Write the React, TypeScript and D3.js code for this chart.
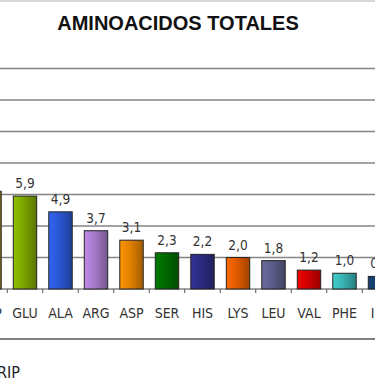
import React from "react";
import * as d3 from "d3";

// amino acids (chart is cropped: HYP on the left and ILE on the right are only partly visible)
const categories = ["HYP", "GLU", "ALA", "ARG", "ASP", "SER", "HIS", "LYS", "LEU", "VAL", "PHE", "ILE"];
const values = [6.2, 5.9, 4.9, 3.7, 3.1, 2.3, 2.2, 2.0, 1.8, 1.2, 1.0, 0.8];
const yTicks = [2, 4, 6, 8, 10, 12, 14];

const barColors = [
    "#b89020", "#7aa300", "#2a55d0", "#a478c8", "#e08000", "#006800",
    "#2b2b80", "#e05a00", "#5c5c88", "#d00000", "#38b0b0", "#153a68"
];

const W = 375;
const H = 390;

const fmt = (v: number) => v.toFixed(1).replace(".", ",");

const App = () => {
    const step = 35.5;
    const x0 = -28.25;

    const x = d3
        .scaleBand<string>()
        .domain(categories)
        .range([x0, x0 + step * categories.length])
        .paddingInner(0.34)
        .paddingOuter(0.17);

    const y = d3.scaleLinear().domain([0, 14]).range([289, 68.5]);

    const labelFont = "'DejaVu Sans Condensed', 'DejaVu Sans', sans-serif";

    return (
        <svg width={W} height={H} style={{ position: "absolute", left: 0, top: 0, background: "#fff" }}>
            <defs>
                {barColors.map((c, i) => (
                    <linearGradient key={i} id={"bar" + i} x1="0" x2="1" y1="0" y2="0">
                        <stop offset="0%" stopColor={d3.color(c)!.brighter(0.45).formatHex()} />
                        <stop offset="45%" stopColor={c} />
                        <stop offset="100%" stopColor={d3.color(c)!.darker(0.9).formatHex()} />
                    </linearGradient>
                ))}
            </defs>

            {/* top frame line */}
            <line x1={0} x2={W} y1={1} y2={1} stroke="#d8d8d8" strokeWidth={2} />

            <text
                x={178}
                y={30}
                textAnchor="middle"
                fontFamily="'Liberation Sans', Arial, sans-serif"
                fontWeight="bold"
                fontSize={20}
                fill="#111"
            >
                AMINOACIDOS TOTALES
            </text>

            {/* gridlines */}
            {yTicks.map(t => (
                <line key={t} x1={0} x2={W} y1={y(t)} y2={y(t)} stroke="#858585" strokeWidth={1.5} />
            ))}
            <line x1={0} x2={W} y1={y(0)} y2={y(0)} stroke="#858585" strokeWidth={1.5} />

            {/* category ticks */}
            {categories.map(c => (
                <line
                    key={c}
                    x1={x(c)! - (step - x.bandwidth()) / 2}
                    x2={x(c)! - (step - x.bandwidth()) / 2}
                    y1={y(0)}
                    y2={y(0) + 4}
                    stroke="#555"
                    strokeWidth={1}
                />
            ))}

            {/* bars */}
            {categories.map((c, i) => (
                <rect
                    key={c}
                    x={x(c)}
                    y={y(values[i])}
                    width={x.bandwidth()}
                    height={y(0) - y(values[i])}
                    fill={`url(#bar${i})`}
                    stroke="#222"
                    strokeWidth={1}
                />
            ))}

            {/* value labels */}
            {categories.map((c, i) => (
                <text
                    key={c}
                    x={x(c)! + x.bandwidth() / 2}
                    y={y(values[i]) - 8}
                    textAnchor="middle"
                    fontFamily={labelFont}
                    fontSize={13.5}
                    fill="#333"
                >
                    {fmt(values[i])}
                </text>
            ))}

            {/* category labels */}
            {categories.map(c => (
                <text
                    key={c}
                    x={x(c)! + x.bandwidth() / 2}
                    y={318}
                    textAnchor="middle"
                    fontFamily={labelFont}
                    fontSize={14}
                    fill="#333"
                >
                    {c}
                </text>
            ))}

            {/* plot frame bottom */}
            <line x1={0} x2={W} y1={339} y2={339} stroke="#555" strokeWidth={1.5} />

            <text x={-3} y={378} fontFamily={labelFont} fontSize={16} fill="#222">
                RIP
            </text>
        </svg>
    );
};

export default App;
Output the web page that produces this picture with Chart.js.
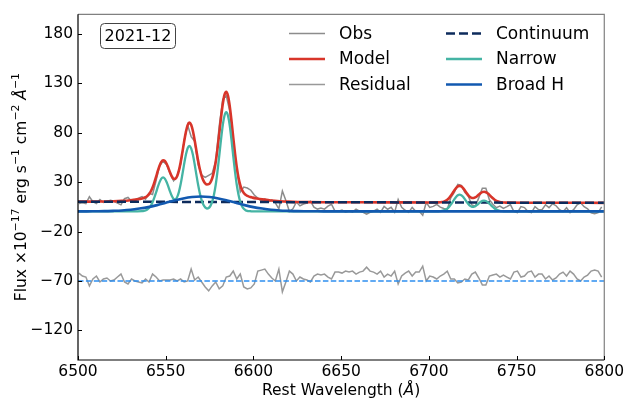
<!DOCTYPE html>
<html>
<head>
<meta charset="utf-8">
<script src="https://cdn.jsdelivr.net/npm/chart.js@4.4.1/dist/chart.umd.min.js"></script>
<style>
  html, body { margin: 0; padding: 0; background: #fff; }
  canvas { display: block; }
</style>
</head>
<body>
<canvas id="spec" width="627" height="399"></canvas>
<script>
// wavelength grids (Angstrom)
function waveGrid(start, stop, step) {
  const out = [];
  for (let w = start; w <= stop + 1e-9; w += step) out.push(+w.toFixed(2));
  return out;
}

const xTicks = [6500, 6550, 6600, 6650, 6700, 6750, 6800];
const yTicks = [-120, -70, -20, 30, 80, 130, 180];
const epochLabel = "2021-12";
const residualZero = -70;

// observed spectrum and residual (offset to -70), 2 A sampling
const obsWave = waveGrid(6500.5, 6798.5, 2);
const obsFlux = [
  8.3, 9.3, 8.3, 15.3, 10.4, 8.4, 12.4, 9.5, 10.5, 11.6,
  10.7, 8.9, 7.1, 13.3, 14.6, 10.9, 12.3, 13.8, 15.5, 12.8,
  18.9, 17.6, 31.3, 46.7, 51.3, 47.7, 38.8, 31.5, 36.1, 48.0,
  72.1, 87.8, 76.2, 71.4, 47.5, 37.2, 34.8, 37.0, 39.0, 51.5,
  86.8, 113.8, 117.6, 102.0, 65.2, 43.2, 20.1, 25.1, 24.1, 21.9,
  17.0, 14.0, 11.0, 13.0, 10.0, 12.0, 9.0, 3.0, 21.0, 11.4,
  0.3, 3.1, 10.0, 6.0, 7.9, 8.9, 10.8, 4.8, 2.8, 3.8,
  2.7, 5.7, 7.7, 0.7, 0.7, 1.7, -0.3, 0.7, -0.3, 2.7,
  0.7, -0.4, -2.4, -0.4, 0.6, 2.6, -0.4, 5.6, 2.6, 4.6,
  -0.4, 12.6, 4.6, 1.6, -0.5, 4.5, 0.5, 0.5, -3.5, 9.5,
  4.5, 5.5, 7.5, 4.7, 3.4, 2.3, 14.2, 19.6, 27.7, 26.7,
  19.7, 15.8, 7.0, 5.6, 14.4, 23.9, 23.9, 12.2, 7.7, 4.2,
  5.9, 3.5, 5.3, 7.3, 0.3, -0.7, 5.3, 4.3, 0.3, -0.7,
  5.3, 2.3, 2.2, 7.2, 4.2, 8.2, 6.2, 2.2, 0.2, 4.2,
  -0.8, 2.2, 7.2, 9.2, 5.2, 3.1, -0.9, -1.9, -0.9, 5.1
];
const residualFlux = [
  -62, -65, -66, -75, -68, -65, -71, -68, -67, -70,
  -69, -66, -63, -71, -73, -68, -70, -71, -72, -68,
  -71, -63, -66, -70, -69, -69, -69, -68, -70, -68,
  -71, -70, -58, -69, -66, -71, -76, -80, -75, -71,
  -78, -75, -66, -65, -60, -68, -63, -76, -78, -77,
  -73, -60, -59, -58, -63, -67, -70, -58, -81, -71,
  -60, -63, -70, -66, -68, -69, -71, -65, -63, -64,
  -63, -66, -68, -61, -61, -62, -60, -61, -60, -63,
  -61, -60, -56, -60, -61, -63, -60, -66, -63, -65,
  -60, -73, -65, -62, -60, -65, -61, -61, -55, -70,
  -65, -66, -68, -65, -63, -60, -68, -68, -72, -71,
  -68, -69, -63, -61, -67, -74, -74, -65, -64, -63,
  -66, -64, -66, -68, -61, -60, -66, -65, -61, -60,
  -66, -63, -63, -68, -65, -69, -67, -63, -61, -65,
  -60, -63, -68, -70, -66, -64, -60, -59, -60, -66
];

// total model
const modelWave = [6500, 6505, 6510, 6515, 6520, 6525, 6530, 6533, 6535]
  .concat(waveGrid(6536.5, 6599.5, 1))
  .concat([6602, 6605, 6610, 6615, 6620, 6625, 6630, 6640, 6660, 6680, 6700])
  .concat(waveGrid(6705.5, 6743.5, 1))
  .concat([6745, 6760, 6780, 6800]);
const modelFlux = [
  10.3, 10.3, 10.4, 10.5, 10.7, 11.1, 11.8, 12.4, 13.0,
  13.5, 14.0, 14.8, 16.1, 17.9, 20.7, 24.6, 29.6, 35.3, 41.4,
  46.7, 50.6, 52.3, 51.6, 48.7, 44.5, 39.8, 35.8, 33.5, 33.4,
  36.1, 41.7, 50.0, 60.2, 71.1, 80.9, 87.8, 90.4, 88.2, 81.8,
  72.4, 61.8, 51.5, 42.8, 36.2, 31.6, 28.8, 27.7, 28.0, 29.9,
  34.0, 40.7, 50.5, 63.5, 78.8, 94.8, 108.8, 118.4, 121.6, 117.5,
  107.0, 92.1, 75.2, 59.1, 45.2, 34.6, 27.1, 22.1, 19.1, 17.2,
  16.1, 15.4, 14.9, 14.4,
  13.5, 12.6, 11.5, 10.8, 10.3, 10.0, 9.9, 9.75, 9.66, 9.58, 9.5,
  9.57, 9.67, 9.91, 10.35, 11.09, 12.28, 13.98, 16.23, 18.86, 21.61,
  24.04, 25.72, 26.34, 25.74, 24.08, 21.72, 19.10, 16.76, 14.99, 14.04,
  13.95, 14.64, 15.90, 17.44, 18.89, 19.93, 20.28, 19.88, 18.79, 17.21,
  15.43, 13.72, 12.27, 11.17, 10.39, 9.91, 9.61, 9.46, 9.39,
  9.32, 9.26, 9.18, 9.1
];

// narrow lines ([NII], Ha, [SII])
const narrowWave = [6500, 6530]
  .concat(waveGrid(6536.5, 6599.5, 1))
  .concat([6605, 6700])
  .concat(waveGrid(6705.5, 6743.5, 1))
  .concat([6750, 6800]);
const narrowFlux = [
  0.5, 0.5,
  0.7, 0.9, 1.4, 2.3, 3.8, 6.2, 9.7, 14.3, 19.6, 25.2,
  30.1, 33.6, 34.8, 33.6, 30.3, 25.5, 20.4, 16.0, 13.1, 12.6,
  14.9, 20.0, 27.9, 37.8, 48.3, 57.8, 64.4, 66.7, 64.3, 57.7,
  48.2, 37.4, 27.1, 18.3, 11.6, 7.1, 4.5, 3.4, 3.9, 6.1,
  10.3, 17.3, 27.4, 40.8, 56.4, 72.8, 87.3, 97.3, 100.9, 97.3,
  87.3, 72.8, 56.4, 40.8, 27.4, 17.3, 10.2, 5.7, 3.1, 1.7,
  1.0, 0.7, 0.6, 0.5,
  0.5, 0.5,
  0.6, 0.7, 0.9, 1.4, 2.1, 3.3, 5.0, 7.3, 9.9, 12.7,
  15.1, 16.8, 17.4, 16.8, 15.2, 12.8, 10.2, 7.9, 6.1, 5.1,
  5.1, 5.8, 7.0, 8.6, 10.0, 11.1, 11.4, 11.0, 9.9, 8.4,
  6.6, 4.9, 3.4, 2.3, 1.6, 1.1, 0.8, 0.6, 0.6,
  0.5, 0.5
];

// broad H-alpha
const broadWave = waveGrid(6500, 6640, 5).concat([6700, 6800]);
const broadFlux = [
  0.5, 0.5, 0.6, 0.7, 1.0, 1.4, 2.1, 3.3, 4.8, 6.8,
  9.1, 11.5, 13.6, 15.0, 15.5, 15.0, 13.6, 11.5, 9.1, 6.8,
  4.8, 3.3, 2.1, 1.4, 1.0, 0.7, 0.6, 0.55, 0.5,
  0.5, 0.5
];

// power-law continuum
const contWave = [6500, 6800];
const contFlux = [10.3, 9.1];

const toPts = (xs, ys) => xs.map((x, i) => ({ x: x, y: ys[i] }));

const FONT = "'DejaVu Sans', sans-serif";
const C = {
  obs: "#8c8c8c",
  model: "#d8352a",
  resid: "#999999",
  zero: "#2e8ef0",
  cont: "#0d2b5c",
  narrow: "#45b4a4",
  broad: "#1259b0"
};

const legendItems = [
  { label: "Obs", color: C.obs, width: 1.5, dash: [], col: 0, row: 0 },
  { label: "Model", color: C.model, width: 2.6, dash: [], col: 0, row: 1 },
  { label: "Residual", color: C.resid, width: 1.5, dash: [], col: 0, row: 2 },
  { label: "Continuum", color: C.cont, width: 2.5, dash: [9, 4], col: 1, row: 0 },
  { label: "Narrow", color: C.narrow, width: 2.3, dash: [], col: 1, row: 1 },
  { label: "Broad H", color: C.broad, width: 2.6, dash: [], col: 1, row: 2 }
];

// draw text made of segments, some as superscripts or italics
function richWidth(ctx, segs, size) {
  let w = 0;
  segs.forEach(s => {
    const sz = s.sup ? size * 0.7 : size;
    ctx.font = (s.it ? "italic " : "") + sz + "px " + FONT;
    w += ctx.measureText(s.t).width;
  });
  return w;
}
function richDraw(ctx, segs, size, x, y) {
  segs.forEach(s => {
    const sz = s.sup ? size * 0.7 : size;
    ctx.font = (s.it ? "italic " : "") + sz + "px " + FONT;
    ctx.fillText(s.t, x, s.sup ? y - size * 0.42 : y);
    x += ctx.measureText(s.t).width;
  });
}

const decorations = {
  id: "decorations",
  afterDatasetsDraw(chart) {
    const { ctx, chartArea: a, scales } = chart;
    ctx.save();
    // axes frame
    ctx.lineWidth = 1.2;
    ctx.strokeStyle = "#808080";
    ctx.beginPath();
    ctx.moveTo(a.left, a.top); ctx.lineTo(a.right, a.top); ctx.lineTo(a.right, a.bottom);
    ctx.stroke();
    ctx.strokeStyle = "#000";
    ctx.beginPath();
    ctx.moveTo(a.left, a.top); ctx.lineTo(a.left, a.bottom); ctx.lineTo(a.right, a.bottom);
    ctx.stroke();
    // inward ticks
    ctx.lineWidth = 1;
    ctx.beginPath();
    xTicks.forEach(v => {
      const px = Math.round(scales.x.getPixelForValue(v)) + 0.5;
      ctx.moveTo(px, a.bottom); ctx.lineTo(px, a.bottom - 4);
    });
    yTicks.forEach(v => {
      const py = Math.round(scales.y.getPixelForValue(v)) + 0.5;
      ctx.moveTo(a.left, py); ctx.lineTo(a.left + 4, py);
    });
    ctx.stroke();

    // epoch box
    ctx.fillStyle = "#fff";
    ctx.strokeStyle = "#444";
    ctx.lineWidth = 1;
    ctx.beginPath();
    ctx.roundRect(100.5, 23.5, 75, 25, 4);
    ctx.fill(); ctx.stroke();
    ctx.fillStyle = "#000";
    ctx.font = "16px " + FONT;
    ctx.textAlign = "center";
    ctx.textBaseline = "middle";
    ctx.fillText(epochLabel, 138, 36.5);

    // legend (two columns)
    const colX = [289, 446];
    const rowY = [33.5, 59, 84.5];
    ctx.textAlign = "left";
    ctx.font = "17px " + FONT;
    legendItems.forEach(it => {
      const x0 = colX[it.col], y0 = rowY[it.row];
      ctx.strokeStyle = it.color;
      ctx.lineWidth = it.width;
      ctx.setLineDash(it.dash);
      ctx.beginPath();
      ctx.moveTo(x0, y0); ctx.lineTo(x0 + 36, y0);
      ctx.stroke();
      ctx.setLineDash([]);
      ctx.fillStyle = "#000";
      ctx.fillText(it.label, x0 + 50, y0 + 1);
    });
    ctx.restore();
  },
  afterDraw(chart) {
    const { ctx, chartArea: a } = chart;
    ctx.save();
    ctx.fillStyle = "#000";
    ctx.textAlign = "left";
    ctx.textBaseline = "alphabetic";
    // x title
    const xSegs = [{ t: "Rest Wavelength (" }, { t: "Å", it: true }, { t: ")" }];
    const xw = richWidth(ctx, xSegs, 15.5);
    richDraw(ctx, xSegs, 15.5, (a.left + a.right) / 2 - xw / 2, 395);
    // y title
    const ySegs = [
      { t: "Flux ×10" }, { t: "−17", sup: true }, { t: " erg s" }, { t: "−1", sup: true },
      { t: " cm" }, { t: "−2", sup: true }, { t: " " }, { t: "Å", it: true }, { t: "−1", sup: true }
    ];
    const yw = richWidth(ctx, ySegs, 15.5);
    ctx.translate(25.5, (a.top + a.bottom) / 2);
    ctx.rotate(-Math.PI / 2);
    richDraw(ctx, ySegs, 15.5, -yw / 2, 0);
    ctx.restore();
  }
};

const lineBase = { pointRadius: 0, fill: false, borderCapStyle: "butt" };

new Chart(document.getElementById("spec"), {
  type: "line",
  data: {
    datasets: [
      Object.assign({ label: "Obs", data: toPts(obsWave, obsFlux), borderColor: C.obs, borderWidth: 1.5, order: 7 }, lineBase),
      Object.assign({ label: "Model", data: toPts(modelWave, modelFlux), borderColor: C.model, borderWidth: 2.6, cubicInterpolationMode: "monotone", order: 6 }, lineBase),
      Object.assign({ label: "Residual", data: toPts(obsWave, residualFlux), borderColor: C.resid, borderWidth: 1.5, order: 5 }, lineBase),
      Object.assign({ label: "zero", data: toPts(contWave, [residualZero, residualZero]), borderColor: C.zero, borderWidth: 1.4, borderDash: [5.5, 2.4], order: 4 }, lineBase),
      Object.assign({ label: "Continuum", data: toPts(contWave, contFlux), borderColor: C.cont, borderWidth: 2.5, borderDash: [9, 4], order: 3 }, lineBase),
      Object.assign({ label: "Narrow", data: toPts(narrowWave, narrowFlux), borderColor: C.narrow, borderWidth: 2.3, cubicInterpolationMode: "monotone", order: 2 }, lineBase),
      Object.assign({ label: "Broad H", data: toPts(broadWave, broadFlux), borderColor: C.broad, borderWidth: 2.6, cubicInterpolationMode: "monotone", order: 1 }, lineBase)
    ]
  },
  options: {
    responsive: false,
    animation: false,
    devicePixelRatio: 1,
    layout: { padding: { top: 11, right: 21, left: 0, bottom: 0 } },
    plugins: { legend: { display: false }, tooltip: { enabled: false } },
    scales: {
      x: {
        type: "linear",
        min: 6500,
        max: 6800,
        grid: { display: false, drawTicks: false },
        border: { display: false },
        afterBuildTicks: s => { s.ticks = xTicks.map(v => ({ value: v })); },
        afterFit: s => { s.height = 39; },
        ticks: {
          color: "#000",
          font: { family: FONT, size: 15.5 },
          padding: 3,
          maxRotation: 0,
          autoSkip: false,
          callback: v => String(v)
        }
      },
      y: {
        type: "linear",
        min: -150,
        max: 200,
        grid: { display: false, drawTicks: false },
        border: { display: false },
        afterBuildTicks: s => { s.ticks = yTicks.map(v => ({ value: v })); },
        afterFit: s => { s.width = 78; },
        ticks: {
          color: "#000",
          font: { family: FONT, size: 15.5 },
          padding: 5,
          autoSkip: false,
          callback: v => (v < 0 ? "\u2212" + Math.abs(v) : String(v))
        }
      }
    }
  },
  plugins: [decorations]
});
</script>
</body>
</html>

WHAT THE TASK REQUIRES: Hand back the exact lines from the start of the entries to the line with "const x0 = -28.25;", both ends kept and pictures left out.

WRITTEN SOLUTION:
Write the React, TypeScript and D3.js code for this chart.
import React from "react";
import * as d3 from "d3";

// amino acids (chart is cropped: HYP on the left and ILE on the right are only partly visible)
const categories = ["HYP", "GLU", "ALA", "ARG", "ASP", "SER", "HIS", "LYS", "LEU", "VAL", "PHE", "ILE"];
const values = [6.2, 5.9, 4.9, 3.7, 3.1, 2.3, 2.2, 2.0, 1.8, 1.2, 1.0, 0.8];
const yTicks = [2, 4, 6, 8, 10, 12, 14];

const barColors = [
    "#b89020", "#7aa300", "#2a55d0", "#a478c8", "#e08000", "#006800",
    "#2b2b80", "#e05a00", "#5c5c88", "#d00000", "#38b0b0", "#153a68"
];

const W = 375;
const H = 390;

const fmt = (v: number) => v.toFixed(1).replace(".", ",");

const App = () => {
    const step = 35.5;
    const x0 = -28.25;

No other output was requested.